Ci sono voci che riconosci subito e voci che ti sorprendono ogni volta. Quella di Giuseppe Ippoliti appartiene alla seconda categoria: non una voce sola, ma molte, una voce che si sposta, si trasforma, cambia temperatura, colore e intenzione. L’ho incontrato sulla piattaforma Artisti Adesso di Gabriele Aprile e mi ha colpito immediatamente: una voce calda, duttile, intensa, ironica, luminosa e sorridente. Solo dopo ho scoperto che fosse un doppiatore — cinema, serie TV, fumetti, Disney Channel — e allora tutto ha assunto un senso. Giuseppe non è un cantante che recita né un attore che canta: Giuseppe abita la voce, qualunque forma essa prenda.

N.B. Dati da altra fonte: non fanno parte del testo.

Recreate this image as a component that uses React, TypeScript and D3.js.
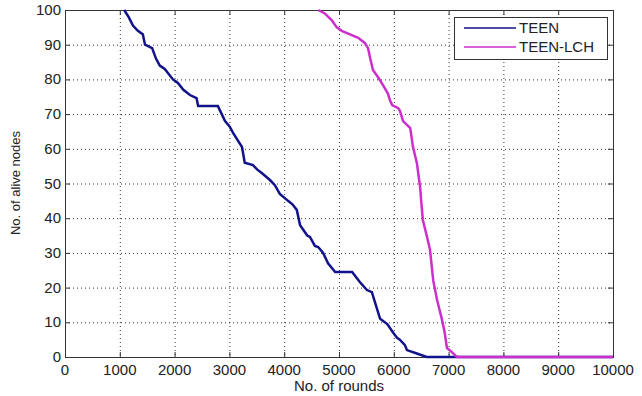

La sua storia parte da lontano: un bambino di quattro anni che canta Lasciatemi cantare alle feste di famiglia, poi il colpo di fulmine per Bohemian Rhapsody, lo studio del pianoforte, della recitazione e del canto. Sono scintille che, sommate nel tempo, costruiscono una vocazione. Con gli anni la sua voce diventa molte voci: nel cinema collabora con Riccardo Milani (Benvenuto Presidente, Corro da te), nelle serie Tv passa da I delitti del BarLume a Monterossi, nel doppiaggio presta respiro a personaggi iconici come Kevin Krawford, Estefan, Julian Shea e Dimitri; nella musica si muove tra gli Strada38, i suoi brani originali, un EP in uscita a gennaio e l’esperienza a The Voice of Italy.

Giuseppe Ippoliti. Foto dell’autore.
Ciò che colpisce, però, non è l’elenco dei progetti, quanto la sua versatilità emotiva. Non basta saper cambiare voce: bisogna saperla trasmettere. È anche per questo che Giuseppe insegna dizione e doppiaggio pubblicitario — come si realizza uno spot — per Radiospeaker.it. Ha quella calma attenta dei “tranquilli inquieti”, come ama definirsi lui stesso: persone che vivono con la sensazione positiva di potersi migliorare sempre.
«Da grande voglio fare quello che faccio oggi…sempre di più», ripete spesso, con un raro senso di gratitudine, così da poterlo raccontare un giorno alla piccola Agnese, la sua bambina di tre mesi. È una frase che potrebbe sembrare una battuta, ma è in realtà una dichiarazione d’amore per il suo mestiere. Nei suoi corsi non trasmette solo tecnica: crea relazioni, gruppi in cui la creatività si muove libera e intelligente. Spesso una compagnia artistica funziona perché, prima di tutto, è un gruppo che si stima e impara a diventare amico.
La voce di Giuseppe non è soltanto un timbro: è un luogo. Un luogo dove passano storie, accenti, caratteri, emozioni, corpi e tempi. Doppiare, infatti, non è semplice: significa prestare il proprio respiro a un altro, permettere che la tua voce diventi la sua. È una voce capace di accogliere, restituire, piegarsi ai personaggi più diversi, dai cartoon buffi e teneri fino ai ruoli dai toni caldi e sensuali. E soprattutto è una voce che non imita, perché il doppiatore non è un imitatore: non copia, ma reinterpreta, rende credibile, viva e propria la voce del personaggio.
Poi c’è il canto. Quando canta, Giuseppe non interpreta: viaggia. Racconta desideri, malinconie, ironie, sogni, ferite ed energia, una forza che ti contagia come una scarica di adrenalina. La sua è una voce che arriva dritta, non perché spinge, ma perché sente.

Giuseppe Ippoliti. Foto dell’autore.
Forse il segreto è tutto qui: Giuseppe Ippoliti non “fa” il doppiatore, non “fa” il cantante, non “fa” l’attore. Lui è la sua voce, una voce che sa cambiare pelle senza perdere l’anima, una voce bella e intrigante.
Segnate questo nome: Giuseppe Ippoliti.